We chat and he is a nice guy and a pretty interesting and intelligent person… but within half an hour I think we both know that we’re not attracted to each other (which is ideal on a date, isn’t it?) After eating we decide to go for a walk cos that’s the kind of thing that people do on dates, right? Within the first 100 metres we bump into two of his friends… which was mildly awkward considering the fact that I’m pretty sure that between us four we were thinking:
“Is this actually a date?”
“Who must they think that I am?”
“He didn’t tell me about her…
“This is not what it looks like.”
“Who is she?”
“When is this going to end?” 

Needless to say that I was pretty relieved when we got back to this walk of ours.

Now, I don’t know about you, but if I go for a walk on a date, it normally means that it’s a ‘Walk’ aka a romantic stroll with the opportunity purpose of canoodling.* Right? However, this walk was not of the ‘Walk’ variety due to a) the aforementioned lack of attraction and b) that he was power walking and thus, I was power walking too… which was probably due to a).

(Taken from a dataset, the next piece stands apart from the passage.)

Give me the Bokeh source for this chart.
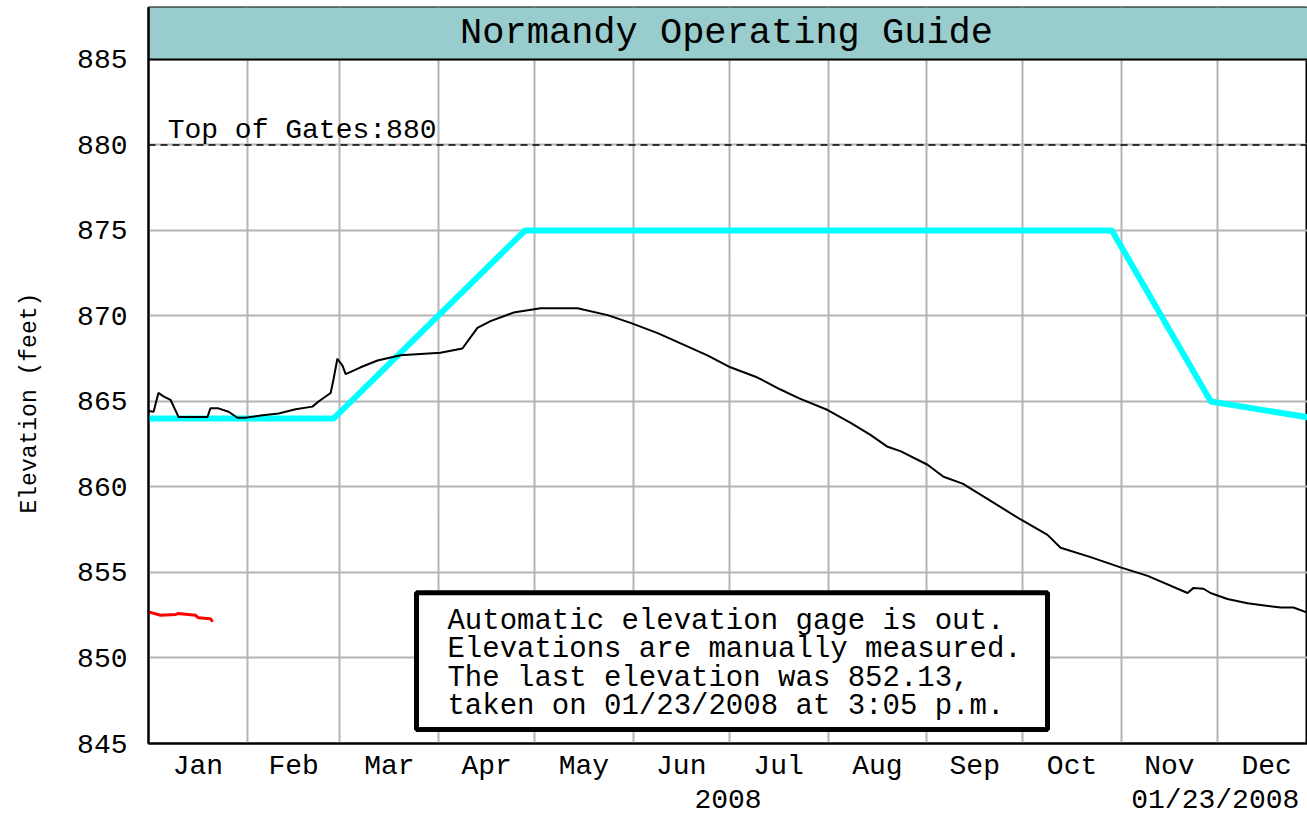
from bokeh.plotting import figure
from bokeh.models import (Range1d, FixedTicker, Span, CustomJSTickFormatter)
from bokeh.core.properties import value
from bokeh.embed import file_html
from bokeh.resources import INLINE

# ---------------- data ----------------
title_text = "Normandy Operating Guide"
month_starts = [0, 31, 60, 91, 121, 152, 182, 213, 244, 274, 305, 335, 366]
month_names = ["Jan", "Feb", "Mar", "Apr", "May", "Jun",
               "Jul", "Aug", "Sep", "Oct", "Nov", "Dec"]
y_ticks = [845, 850, 855, 860, 865, 870, 875, 880, 885]

# operating guide curve (day of year, elevation ft)
guide_days = [0, 58, 118, 302, 333, 366]
guide_elev = [864, 864, 875, 875, 865, 864]

# previous-year elevation trace (black)
hist_days = [0, 1.6, 3.1, 4.7, 6.9, 9.4, 18.5, 19.4, 21.9, 25.1, 27.9, 30.4,
             35.7, 40.8, 46.1, 51.4, 53.3, 57.1, 58.0, 59.2, 60.8, 61.8, 66.5,
             71.8, 79.0, 91.5, 98.4, 103.1, 107.2, 114.4, 122.9, 134.5, 143.9,
             151.1, 159.6, 166.8, 175.2, 182.4, 190.9, 198.1, 203.8, 212.9,
             220.1, 226.3, 231.7, 235.7, 244.2, 249.2, 255.2, 260.8, 273.4,
             281.8, 285.9, 295.3, 304.7, 313.2, 325.7, 327.6, 330.7, 332.9,
             338.2, 344.5, 354.9, 358.9, 363.3]
hist_elev = [864.45, 864.4, 865.5, 865.3, 865.1, 864.1, 864.1, 864.6, 864.6,
             864.4, 864.05, 864.05, 864.2, 864.3, 864.55, 864.7, 865.0, 865.5,
             866.3, 867.5, 867.1, 866.6, 867.0, 867.4, 867.7, 867.85, 868.1,
             869.3, 869.7, 870.2, 870.45, 870.45, 870.05, 869.6, 869.0, 868.4,
             867.7, 867.0, 866.4, 865.7, 865.2, 864.5, 863.75, 863.05, 862.35,
             862.1, 861.3, 860.6, 860.2, 859.55, 858.1, 857.2, 856.45, 855.9,
             855.3, 854.8, 853.8, 854.1, 854.05, 853.8, 853.45, 853.2, 852.95,
             852.95, 852.65]

# current-year measured elevations (red)
cur_days = [0, 3.8, 8.5, 9.4, 14.7, 15.7, 19.4, 20.1]
cur_elev = [852.7, 852.5, 852.55, 852.6, 852.5, 852.35, 852.3, 852.13]

top_of_gates = 880
top_label = "Top of Gates:880"
note_lines = ["Automatic elevation gage is out.",
              "Elevations are manually measured.",
              "The last elevation was 852.13,",
              "taken on 01/23/2008 at 3:05 p.m."]
y_axis_title = "Elevation (feet)"
x_axis_title = "2008"
stamp_text = "01/23/2008"

# ---------------- figure ----------------
FONT = "Liberation Mono"
NB = "\u00a0"
X_MAX = 363.3
Y_MIN, Y_MAX = 845, 888.04

p = figure(width=1307, height=818, output_backend="svg", toolbar_location=None,
           x_range=Range1d(0, X_MAX), y_range=Range1d(Y_MIN, Y_MAX),
           min_border_left=148, min_border_right=0, min_border_top=7,
           min_border_bottom=74)
p.background_fill_color = "white"
p.border_fill_color = "white"
p.outline_line_color = "black"
p.outline_line_width = 2

mids = [(month_starts[i] + month_starts[i + 1]) / 2 for i in range(12)]
p.xaxis.ticker = FixedTicker(ticks=mids)
p.xaxis.formatter = CustomJSTickFormatter(
    args=dict(mids=mids, names=month_names),
    code="""
let best = 0, bd = 1e9;
for (let i = 0; i < mids.length; i++) {
  const d = Math.abs(mids[i] - tick);
  if (d < bd) { bd = d; best = i; }
}
return names[best];
""")
p.yaxis.ticker = FixedTicker(ticks=y_ticks)
p.xgrid.ticker = FixedTicker(ticks=month_starts[1:-1])
p.ygrid.ticker = FixedTicker(ticks=y_ticks)
for g in (p.xgrid, p.ygrid):
    g.grid_line_color = "#b4b4b4"
    g.grid_line_width = 2

for ax in (p.xaxis, p.yaxis):
    ax.axis_line_color = "black"
    ax.axis_line_width = 2
    ax.major_tick_line_color = None
    ax.minor_tick_line_color = None
    ax.major_tick_out = 0
    ax.major_tick_in = 0
    ax.major_label_text_font = FONT
    ax.major_label_text_font_size = "28px"
    ax.major_label_text_color = "black"
    ax.axis_label_text_font = FONT
    ax.axis_label_text_font_style = "normal"
    ax.axis_label_text_color = "black"
p.xaxis.major_label_standoff = 7
p.yaxis.major_label_standoff = 21

# x-axis title "2008" centred, with the date stamp at the right on the same row
p.xaxis.axis_label = NB * 32 + x_axis_title + NB * 22 + stamp_text
p.xaxis.axis_label_text_font_size = "28px"
p.xaxis.axis_label_standoff = 0
# y-axis title, nudged down to centre on the 845-885 span
p.yaxis.axis_label = y_axis_title + NB * 4
p.yaxis.axis_label_text_font_size = "23px"
p.yaxis.axis_label_standoff = 31

# title bar inside the frame
p.quad(left=[0], right=[400], bottom=[885], top=[Y_MAX + 1],
       fill_color="#99cccc", line_color="black", line_width=2)
p.text(x=[181.2], y=[886.52], text=[title_text],
       text_font=value(FONT), text_font_size="37px", text_align="center",
       text_baseline="middle", text_color="black")

# top of gates
p.add_layout(Span(location=top_of_gates, dimension="width", line_color="black",
                  line_width=1.5, line_dash="7 5"))
p.text(x=[6], y=[top_of_gates + 0.85], text=[top_label], text_font=value(FONT),
       text_font_size="28px", text_baseline="middle", text_color="black")

# lines
p.line(guide_days, guide_elev, line_color="#00ffff", line_width=6)
p.line(hist_days, hist_elev, line_color="black", line_width=2)
p.line(cur_days, cur_elev, line_color="red", line_width=3)

# note box
p.quad(left=[84.0], right=[281.8], bottom=[845.82], top=[853.82],
       fill_color="white", line_color="black", line_width=5)
p.text(x=[93.7] * 4, y=[852.15, 850.48, 848.8, 847.15], text=note_lines,
       text_font=value(FONT), text_font_size="29px", text_baseline="middle",
       text_color="black")

open("out.html", "w").write(file_html(p, INLINE))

For those of you who know me in real life you may know that I have a tendency to walk fast as my default – this comes from a youth spent running late and trying to make up for this fact by walking faster. Thankfully, my punctuality has improved, but the fast walking has stuck. Except this guy’s fast walking was taking things to a whole new level.

But this wasn’t any old random fast walk. Oh, no. It was a random fast walk in Brand. New. Heels. If you’re not someone who wears heels this equates to the regular breaking in new shoe pain multiplied by a lot. shoes in question.

And this wasn’t any old random fast walk in brand new heels. It was a FOUR KILOMETRE fast walk in brand new heels. I kid you not. It really was. (I measured it on Google Maps and everything). Perhaps he was trying to kill time… So, after four kilometres I thought it would be a great time for a drink. Yes, pleaseeeeee!

But then it got even better, because I found out that he didn’t drink. Yes, that’s right: He. Doesn’t. Drink.

Look, I have nothing against people who don’t drink, but it just really isn’t conducive to dating me because a) I enjoy a drink, b) I will be hoping that you enjoy a drink too and c) it makes dating me a heck of a lot easier – just trust me on this.

This was not the revelation I needed, but I still wanted to be able to thank him for his kindness in returning my phone to me, so we ended up at Max Brenner per his request where he ate a chocolate fondant and we bumped into more of his friends (aka Well, This is Slightly Awkward: Round Two).

Afterwards he dropped me home where we sat at the top of my driveway listening to music in the car. It seemed appropriate to just sit in the car for a bit as a way of making up for our mutual lack of attraction or something. It was like we were going through the motions of “this is what we know we’re meant to do on a date”. But instead of locking lips we blared Macklemore & Ryan Lewis’ song, “Ceiling Can’t Hold Us”.

As it turned out my date knew every single word, which was quite impressive seeing as it was quite new at the time.

I got out of the car after a while, thanking him and saying goodnight, subconsciously taking the song with me in my head. I didn’t know it at the time, but I would end up loving it… to the extent that to this day I can still sing the entire song start to finish, word for word.

So, I guess there are some small, bizarre perks of going on a date with a complete stranger whom you didn’t really meet on a bus after all – especially if you’re like me and you have a soft spot for Macklemore and Ryan Lewis.

Alex x

* I can’t believe I just used that word.